Just be aware that even when properly treated, they can still be infected and die. This has happened to us and to our friends.

IMHO - waste of money trying to keep them out. Que sera, sera (sp?)


----------



## country boy (Mar 10, 2010)

snikpoh said:


> Fair enough.
> 
> Just be aware that even when properly treated, they can still be infected and die. This has happened to us and to our friends.
> 
> IMHO - waste of money trying to keep them out. Que sera, sera (sp?)

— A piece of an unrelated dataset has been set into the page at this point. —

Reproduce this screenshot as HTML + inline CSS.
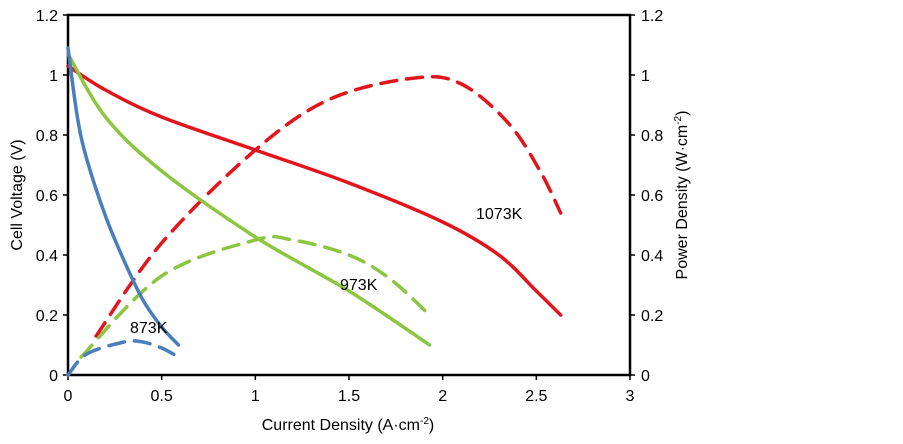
<!DOCTYPE html>
<html><head><meta charset="utf-8"><style>
body{margin:0;background:#fff;}
svg text{font-family:"Liberation Sans",Arial,sans-serif;font-size:16px;fill:#000;}
</style></head><body>
<svg id="s" width="903" height="439" viewBox="0 0 903 439" xmlns="http://www.w3.org/2000/svg">
<rect x="68" y="15" width="562" height="360" fill="none" stroke="#000" stroke-width="2.5"/>
<g id="ticks" stroke="#000" stroke-width="1.5"></g>
<g id="lbl"></g>
<g id="curves" fill="none" stroke-width="3.5" stroke-linecap="round" stroke-linejoin="round"></g>
<text x="130" y="333">873K</text>
<text x="340" y="290">973K</text>
<text x="476" y="219">1073K</text>
<text x="348" y="430" text-anchor="middle">Current Density (A·cm<tspan font-size="10" dy="-6">-2</tspan><tspan dy="6">)</tspan></text>
<text transform="translate(22,195) rotate(-90)" text-anchor="middle">Cell Voltage (V)</text>
<text transform="translate(687,195) rotate(-90)" text-anchor="middle">Power Density (W·cm<tspan font-size="10" dy="-6">-2</tspan><tspan dy="6">)</tspan></text>
</svg>
<script>
const X=x=>68+187.33*x, Y=v=>375-300*v;
const ns="http://www.w3.org/2000/svg";
function el(p,t,a,txt){const e=document.createElementNS(ns,t);for(const k in a)e.setAttribute(k,a[k]);if(txt!==undefined)e.textContent=txt;document.getElementById(p).appendChild(e);}
for(let i=0;i<=6;i++){const v=i*0.2,y=Y(v),l=(i==0?"0":i==5?"1":v.toFixed(1));
el("ticks","line",{x1:63,x2:68,y1:y,y2:y});el("ticks","line",{x1:630,x2:635,y1:y,y2:y});
el("lbl","text",{x:58,y:y+6,"text-anchor":"end"},l);el("lbl","text",{x:641,y:y+6},l);}
for(let i=0;i<=6;i++){const x=X(i*0.5);el("ticks","line",{x1:x,x2:x,y1:375,y2:380});
el("lbl","text",{x:x,y:401,"text-anchor":"middle"},(i%2==0)?String(i/2):String(i*0.5));}
function path(pts){let d="M"+X(pts[0][0])+","+Y(pts[0][1]);
const P=pts.map(p=>[X(p[0]),Y(p[1])]);
for(let i=0;i<P.length-1;i++){const p0=P[Math.max(0,i-1)],p1=P[i],p2=P[i+1],p3=P[Math.min(P.length-1,i+2)];
const c1=[p1[0]+(p2[0]-p0[0])/6,p1[1]+(p2[1]-p0[1])/6],c2=[p2[0]-(p3[0]-p1[0])/6,p2[1]-(p3[1]-p1[1])/6];
d+=` C${c1[0]},${c1[1]} ${c2[0]},${c2[1]} ${p2[0]},${p2[1]}`;}return d;}
const R="#e3151c",G="#8cc63f",B="#4a7ebb";
const curves=[
[R,0,[[0,1.03],[0.2,0.95],[0.5,0.86],[1,0.75],[1.5,0.64],[2,0.51],[2.3,0.40],[2.5,0.28],[2.63,0.20]]],
[R,1,[[0.15,0.13],[0.5,0.44],[1,0.75],[1.4,0.92],[1.85,0.99],[2.1,0.97],[2.35,0.84],[2.52,0.68],[2.63,0.54]]],
[G,0,[[0,1.07],[0.2,0.86],[0.5,0.68],[1,0.46],[1.5,0.28],[1.93,0.10]]],
[G,1,[[0.07,0.06],[0.5,0.33],[1,0.45],[1.2,0.45],[1.5,0.40],[1.72,0.32],[1.93,0.20]]],
[B,0,[[0,1.09],[0.05,0.86],[0.1,0.72],[0.2,0.53],[0.3,0.38],[0.4,0.25],[0.5,0.16],[0.59,0.10]]],
[B,1,[[0,0],[0.1,0.07],[0.3,0.11],[0.4,0.11],[0.5,0.09],[0.59,0.06]]]];
for(const [c,d,p] of curves){const a={d:path(p),stroke:c};if(d)a["stroke-dasharray"]="16,10";el("curves","path",a);}
</script>
</body></html>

It is true that late treatment will not "cure" a sick tree, but spraying is more about prevention. We have over 150 palms on our finca, 70 or so are Phoenix Canariensis, we also have other Phoenix varieties which we do not spray and so far these have not been infected. 
We now spray ( more of a drench really) the crowns bi-monthly from March to September and have had no losses whatsoever since this treatment started, I think this is the fourth season. 
The two trees we lost originally were actually drooping and it is true to say that if they look like that you will not save them, but do spray the rest. Also I would hazard to say that if you can hear the munching it is also too late as the damage has been done. 
I do believe however that we are stuck with this routine for the long haul as the situation is not going to go away for some years yet.


----------



## villamarre (Oct 19, 2012)

Even though we have sprayed/injected our palms we have lost all of them,some were 25 years old and once you see the weevil you are fighting a losing battle,have been told they are attracted by the smell given off when you trim the palms but what can you do.Have noticed that none of our fan palms(washingtonia) have been affected as the trunks of the individual palm leaves are too narrow for the beetles to bore into and hide.

Rhynchophorus ferrugineus
The red palm weevil, Rhynchophorus ferrugineus, is a species of snout beetle also known as the Asian palm weevil or sago palm weevil.


----------



## snikpoh (Nov 19, 2007)

villamarre said:


> Even though we have sprayed/injected our palms we have lost all of them,some were 25 years old and once you see the weevil you are fighting a losing battle,have been told they are attracted by the smell given off when you trim the palms but what can you do.Have noticed that none of our fan palms(washingtonia) have been affected as the trunks of the individual palm leaves are too narrow for the beetles to bore into and hide.
> 
> Rhynchophorus ferrugineus
> The red palm weevil, Rhynchophorus ferrugineus, is a species of snout beetle also known as the Asian palm weevil or sago palm weevil.


That's interesting, I've just spent today cutting down our last remaining 3 (date) palms - now we've lost the lot.

What I call sago palms have not been affected at all.


----------



## Relyat (Sep 29, 2013)

We have a dead palm in our garden. No fronds or foliage whatsoever and looks to have been like this for some time. The trunk (approx 2 metres tall) moves easily when pushed.

Are there any restrictions on what I can do with this, or can I just dispose of it in the normal manner?


----------



## villamarre (Oct 19, 2012)

I burn mine as they are full of all stages of the beetle and you do not want to infect someone elses trees.


----------



## snikpoh (Nov 19, 2007)

villamarre said:


> I burn mine as they are full of all stages of the beetle and you do not want to infect someone elses trees.


This is about the only thing you can do with them BUT - they burn very, very slowly even with a few litres of petrol soaked into them!


----------



## Guest (Oct 9, 2014)

I'm told that In our area there is one person authorised to dispose of infected palm trees. He cuts them down, wraps them and takes them to a designated disposal point for burning. At least some people follow the rules on this one, though I would guess compliance is not universal.


----------



## Expatliving (Oct 21, 2013)

Any update on the Costa's and beyond regarding this infestation? This is very sad for the aesthetics of many a home and area.


----------



## The Skipper (Nov 26, 2014)

Nonnamags said:


> Red palm beetle!!! Spotted and killed in our garden in Huelva Province today.....expect both palm trees to die soon : (((((((
> 
> 
> Any treatment? Pah!!!


You need to buy a chemical called Imidacloprid which is only available for sale in agricultural merchants. It costs about €12 for about 25cl but it is highly concentrated and you only need a few drops in a sprayer with 5 litres of water. Thoroughly spray the trunk and the fronds and get as much liquid as possible into the crown. Imidacloprid is the chemical used by the professionals and is injected into the trunk as a preventative treatment every three months in many public parks throughout Spain. But it will quickly kill the picudo rojo after infestation and, if caught before too much damage is done, will save the tree. Imidacloprid is a controversial chemical because it is lethal to bees, so use with caution and wear a face mask and goggles when spraying. Good luck! (PS: Also very effective for killing wasps).


----------